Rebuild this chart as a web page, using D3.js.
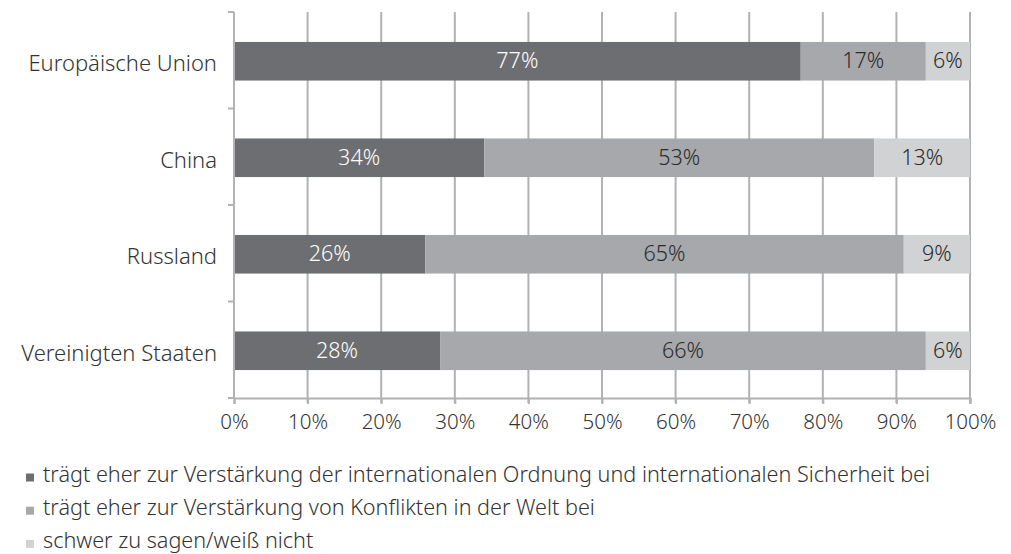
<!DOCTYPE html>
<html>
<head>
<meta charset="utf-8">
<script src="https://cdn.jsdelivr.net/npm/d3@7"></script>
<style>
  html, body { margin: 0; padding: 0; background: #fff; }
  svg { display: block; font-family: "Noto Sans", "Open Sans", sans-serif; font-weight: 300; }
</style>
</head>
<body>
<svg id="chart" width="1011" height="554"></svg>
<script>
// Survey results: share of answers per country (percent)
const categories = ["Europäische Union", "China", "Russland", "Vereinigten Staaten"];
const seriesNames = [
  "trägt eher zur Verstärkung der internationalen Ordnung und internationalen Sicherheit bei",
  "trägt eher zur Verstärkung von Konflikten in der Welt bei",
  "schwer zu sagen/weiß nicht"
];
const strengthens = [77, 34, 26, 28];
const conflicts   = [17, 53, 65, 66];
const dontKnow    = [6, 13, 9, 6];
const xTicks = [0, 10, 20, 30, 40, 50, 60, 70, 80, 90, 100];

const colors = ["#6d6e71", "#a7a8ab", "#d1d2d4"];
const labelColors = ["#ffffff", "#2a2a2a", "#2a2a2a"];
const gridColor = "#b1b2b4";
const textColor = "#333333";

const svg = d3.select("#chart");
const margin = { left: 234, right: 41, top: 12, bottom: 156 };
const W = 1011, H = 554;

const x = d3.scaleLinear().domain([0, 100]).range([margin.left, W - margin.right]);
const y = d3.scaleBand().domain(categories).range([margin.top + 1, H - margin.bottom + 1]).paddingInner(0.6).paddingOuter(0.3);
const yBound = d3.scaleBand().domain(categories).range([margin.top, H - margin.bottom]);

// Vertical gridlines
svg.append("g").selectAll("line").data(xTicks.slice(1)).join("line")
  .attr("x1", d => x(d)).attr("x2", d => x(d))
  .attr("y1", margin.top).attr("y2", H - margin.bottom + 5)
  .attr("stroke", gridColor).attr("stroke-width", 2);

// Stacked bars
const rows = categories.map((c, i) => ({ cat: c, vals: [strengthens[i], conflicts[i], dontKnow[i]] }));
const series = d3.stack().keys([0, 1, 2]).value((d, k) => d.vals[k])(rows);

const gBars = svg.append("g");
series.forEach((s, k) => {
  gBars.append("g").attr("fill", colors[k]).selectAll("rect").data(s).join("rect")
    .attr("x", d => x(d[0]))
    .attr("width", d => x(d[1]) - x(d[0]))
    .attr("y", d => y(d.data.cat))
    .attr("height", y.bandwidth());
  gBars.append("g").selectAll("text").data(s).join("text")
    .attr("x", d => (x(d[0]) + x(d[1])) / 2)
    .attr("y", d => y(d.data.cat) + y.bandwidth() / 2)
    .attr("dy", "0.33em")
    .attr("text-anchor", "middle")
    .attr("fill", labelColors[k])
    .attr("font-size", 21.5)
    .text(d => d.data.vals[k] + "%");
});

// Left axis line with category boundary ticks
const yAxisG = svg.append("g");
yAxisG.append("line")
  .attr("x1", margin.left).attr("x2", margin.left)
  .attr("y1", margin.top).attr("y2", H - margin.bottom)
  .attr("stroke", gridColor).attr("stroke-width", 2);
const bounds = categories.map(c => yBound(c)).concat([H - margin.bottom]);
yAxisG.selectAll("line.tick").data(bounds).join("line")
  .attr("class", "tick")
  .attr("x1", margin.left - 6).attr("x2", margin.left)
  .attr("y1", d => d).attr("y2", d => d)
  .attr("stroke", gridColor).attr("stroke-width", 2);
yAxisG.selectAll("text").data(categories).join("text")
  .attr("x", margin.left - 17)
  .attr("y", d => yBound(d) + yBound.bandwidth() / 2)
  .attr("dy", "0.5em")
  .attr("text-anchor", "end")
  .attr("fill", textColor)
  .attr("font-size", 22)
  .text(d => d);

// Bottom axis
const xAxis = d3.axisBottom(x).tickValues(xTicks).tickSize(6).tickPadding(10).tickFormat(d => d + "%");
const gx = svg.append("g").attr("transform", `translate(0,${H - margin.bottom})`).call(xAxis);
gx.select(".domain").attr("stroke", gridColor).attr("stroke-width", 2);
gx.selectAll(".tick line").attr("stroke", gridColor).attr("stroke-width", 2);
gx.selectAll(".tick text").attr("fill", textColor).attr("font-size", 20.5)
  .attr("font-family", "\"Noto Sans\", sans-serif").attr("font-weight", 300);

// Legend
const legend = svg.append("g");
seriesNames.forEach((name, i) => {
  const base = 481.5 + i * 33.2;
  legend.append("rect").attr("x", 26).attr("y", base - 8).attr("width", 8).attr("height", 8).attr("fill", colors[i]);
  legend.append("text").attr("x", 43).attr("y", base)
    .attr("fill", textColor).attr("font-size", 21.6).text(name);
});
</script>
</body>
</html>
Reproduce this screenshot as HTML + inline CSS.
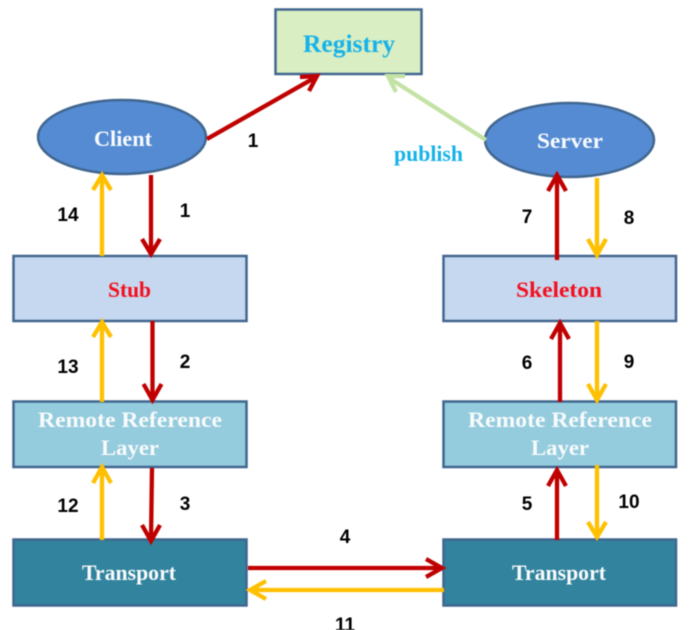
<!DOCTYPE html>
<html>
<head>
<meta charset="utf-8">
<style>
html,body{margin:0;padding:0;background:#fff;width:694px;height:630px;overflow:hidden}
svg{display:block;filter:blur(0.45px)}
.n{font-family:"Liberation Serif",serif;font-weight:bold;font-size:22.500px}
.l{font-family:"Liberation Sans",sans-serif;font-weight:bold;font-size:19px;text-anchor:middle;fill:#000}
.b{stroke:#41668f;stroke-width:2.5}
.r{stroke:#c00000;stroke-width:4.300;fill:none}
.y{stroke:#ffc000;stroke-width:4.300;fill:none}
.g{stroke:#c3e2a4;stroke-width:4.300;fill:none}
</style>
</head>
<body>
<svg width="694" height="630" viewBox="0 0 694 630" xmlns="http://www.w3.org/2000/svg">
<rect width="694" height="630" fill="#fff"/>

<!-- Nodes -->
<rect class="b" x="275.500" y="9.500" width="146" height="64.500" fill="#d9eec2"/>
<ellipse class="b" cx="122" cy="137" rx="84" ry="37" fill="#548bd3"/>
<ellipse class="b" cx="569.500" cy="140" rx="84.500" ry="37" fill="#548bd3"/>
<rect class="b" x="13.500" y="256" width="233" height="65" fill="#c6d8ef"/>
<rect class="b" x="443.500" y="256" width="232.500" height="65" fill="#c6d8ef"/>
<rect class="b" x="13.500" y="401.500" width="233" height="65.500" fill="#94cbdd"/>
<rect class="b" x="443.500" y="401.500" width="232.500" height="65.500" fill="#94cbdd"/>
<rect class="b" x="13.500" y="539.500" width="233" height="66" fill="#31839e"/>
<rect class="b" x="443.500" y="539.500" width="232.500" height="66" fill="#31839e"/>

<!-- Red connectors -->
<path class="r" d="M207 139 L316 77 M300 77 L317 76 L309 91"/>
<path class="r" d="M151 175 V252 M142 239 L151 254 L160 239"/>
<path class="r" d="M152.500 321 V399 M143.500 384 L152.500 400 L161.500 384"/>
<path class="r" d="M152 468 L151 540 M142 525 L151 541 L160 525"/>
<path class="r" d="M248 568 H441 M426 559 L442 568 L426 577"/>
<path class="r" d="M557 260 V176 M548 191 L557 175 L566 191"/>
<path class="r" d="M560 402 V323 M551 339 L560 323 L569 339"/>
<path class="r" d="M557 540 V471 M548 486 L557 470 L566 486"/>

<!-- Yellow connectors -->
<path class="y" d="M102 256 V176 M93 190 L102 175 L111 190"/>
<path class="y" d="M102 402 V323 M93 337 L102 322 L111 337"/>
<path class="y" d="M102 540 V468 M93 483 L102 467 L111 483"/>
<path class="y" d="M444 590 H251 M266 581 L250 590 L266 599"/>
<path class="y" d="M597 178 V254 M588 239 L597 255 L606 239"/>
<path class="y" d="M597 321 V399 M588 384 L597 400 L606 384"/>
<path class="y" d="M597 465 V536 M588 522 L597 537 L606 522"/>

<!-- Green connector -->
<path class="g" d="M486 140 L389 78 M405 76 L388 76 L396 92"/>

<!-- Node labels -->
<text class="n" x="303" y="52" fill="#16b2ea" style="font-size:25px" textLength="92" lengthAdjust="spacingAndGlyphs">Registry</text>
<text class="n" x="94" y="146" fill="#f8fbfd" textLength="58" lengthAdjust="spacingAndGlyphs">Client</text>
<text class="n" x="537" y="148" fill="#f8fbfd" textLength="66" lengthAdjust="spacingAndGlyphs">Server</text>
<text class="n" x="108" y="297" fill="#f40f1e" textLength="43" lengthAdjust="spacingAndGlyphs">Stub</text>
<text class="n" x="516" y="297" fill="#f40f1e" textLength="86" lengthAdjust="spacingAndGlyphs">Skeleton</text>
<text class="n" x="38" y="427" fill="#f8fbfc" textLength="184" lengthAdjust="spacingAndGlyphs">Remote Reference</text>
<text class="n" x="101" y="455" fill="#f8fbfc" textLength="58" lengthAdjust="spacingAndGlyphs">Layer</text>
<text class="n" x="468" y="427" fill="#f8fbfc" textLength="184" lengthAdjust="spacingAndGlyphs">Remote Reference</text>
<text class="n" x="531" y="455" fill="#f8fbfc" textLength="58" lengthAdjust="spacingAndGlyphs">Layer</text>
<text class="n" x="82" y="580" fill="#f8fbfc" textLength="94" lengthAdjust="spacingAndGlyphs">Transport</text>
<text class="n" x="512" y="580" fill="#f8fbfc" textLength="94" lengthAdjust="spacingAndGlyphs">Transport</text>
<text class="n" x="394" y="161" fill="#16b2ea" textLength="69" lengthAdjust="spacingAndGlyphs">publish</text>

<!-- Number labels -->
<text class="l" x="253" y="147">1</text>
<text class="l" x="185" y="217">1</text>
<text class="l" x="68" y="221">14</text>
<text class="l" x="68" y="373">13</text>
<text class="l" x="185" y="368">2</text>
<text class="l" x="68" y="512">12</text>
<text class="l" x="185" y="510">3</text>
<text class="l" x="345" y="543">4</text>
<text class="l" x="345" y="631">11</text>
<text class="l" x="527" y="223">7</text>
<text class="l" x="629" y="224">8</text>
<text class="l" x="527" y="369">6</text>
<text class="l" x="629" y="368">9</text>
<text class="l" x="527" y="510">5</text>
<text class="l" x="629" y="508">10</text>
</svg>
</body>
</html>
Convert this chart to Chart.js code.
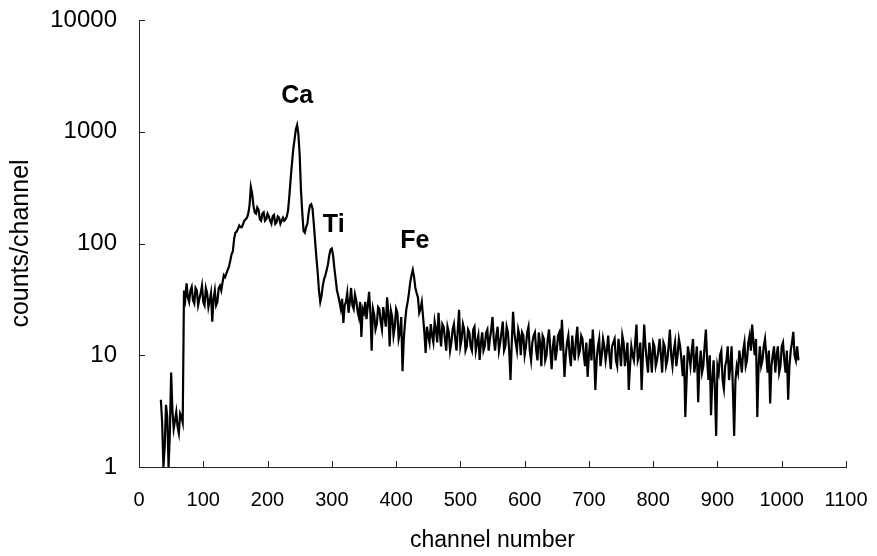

++++++++

- EXERCISE DESCRIPTION: Copy exactly the material above from the line with "Reproduce this screenshot" to the line with "540 V471 M548", ends included, and nothing else. Leave out any picture.

- ANSWER FOR THIS EXERCISE:
Reproduce this screenshot as HTML + inline CSS.
<!DOCTYPE html>
<html>
<head>
<meta charset="utf-8">
<style>
html,body{margin:0;padding:0;background:#fff;width:694px;height:630px;overflow:hidden}
svg{display:block;filter:blur(0.45px)}
.n{font-family:"Liberation Serif",serif;font-weight:bold;font-size:22.500px}
.l{font-family:"Liberation Sans",sans-serif;font-weight:bold;font-size:19px;text-anchor:middle;fill:#000}
.b{stroke:#41668f;stroke-width:2.5}
.r{stroke:#c00000;stroke-width:4.300;fill:none}
.y{stroke:#ffc000;stroke-width:4.300;fill:none}
.g{stroke:#c3e2a4;stroke-width:4.300;fill:none}
</style>
</head>
<body>
<svg width="694" height="630" viewBox="0 0 694 630" xmlns="http://www.w3.org/2000/svg">
<rect width="694" height="630" fill="#fff"/>

<!-- Nodes -->
<rect class="b" x="275.500" y="9.500" width="146" height="64.500" fill="#d9eec2"/>
<ellipse class="b" cx="122" cy="137" rx="84" ry="37" fill="#548bd3"/>
<ellipse class="b" cx="569.500" cy="140" rx="84.500" ry="37" fill="#548bd3"/>
<rect class="b" x="13.500" y="256" width="233" height="65" fill="#c6d8ef"/>
<rect class="b" x="443.500" y="256" width="232.500" height="65" fill="#c6d8ef"/>
<rect class="b" x="13.500" y="401.500" width="233" height="65.500" fill="#94cbdd"/>
<rect class="b" x="443.500" y="401.500" width="232.500" height="65.500" fill="#94cbdd"/>
<rect class="b" x="13.500" y="539.500" width="233" height="66" fill="#31839e"/>
<rect class="b" x="443.500" y="539.500" width="232.500" height="66" fill="#31839e"/>

<!-- Red connectors -->
<path class="r" d="M207 139 L316 77 M300 77 L317 76 L309 91"/>
<path class="r" d="M151 175 V252 M142 239 L151 254 L160 239"/>
<path class="r" d="M152.500 321 V399 M143.500 384 L152.500 400 L161.500 384"/>
<path class="r" d="M152 468 L151 540 M142 525 L151 541 L160 525"/>
<path class="r" d="M248 568 H441 M426 559 L442 568 L426 577"/>
<path class="r" d="M557 260 V176 M548 191 L557 175 L566 191"/>
<path class="r" d="M560 402 V323 M551 339 L560 323 L569 339"/>
<path class="r" d="M557 540 V471 M548 486 L557 470 L566 486"/>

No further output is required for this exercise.